There have been many versions of Water Boiling Tests, including the 1987 International Standards, Shell Foundation, IWA, ISO 19867, Chinese, Indian and many others. The lab tests do not predict in-field use but are intended to compare results when variables are controlled. 

It can be amusing, in a sad way, to watch how the stove communities (heating and cooking) can get quite hot under the collar about how lab tests don’t accurately predict what users experience. I suppose there are some small rewards that accompany a historical perspective and having read the quite explicit introductions?

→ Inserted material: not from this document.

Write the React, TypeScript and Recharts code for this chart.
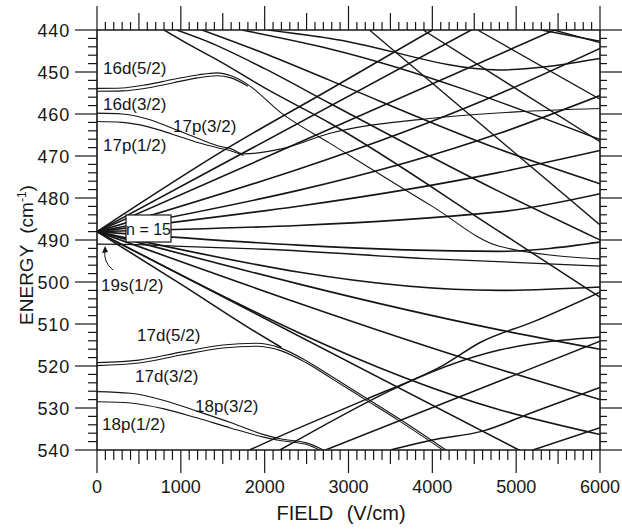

I like ISO 19867 and value testing stoves at high, medium, low power, etc. The recent grant has us attempting to upgrade performance in twelve natural draft TLUDs and Rocket stoves. When using ISO 19867, it’s interesting to see how much thermal efficiency is valued! Emissions of CO and PM2.5 are evaluated by the weight of the pollutant (gram or milligram) per megajoule delivered to the pot. To get a good score, thermal efficiency must be as good as you can get, while CO and PM2.5 must be reduced as much as possible, as well.

Not a bad idea! 

We are investigating a new way of making Rocket stoves and have tried it in two SSM stoves so far and are now trying it in a BURN stove. Going for highest thermal efficiency is pretty well understood and that’s nice when emissions and thermal efficiency are interrelated.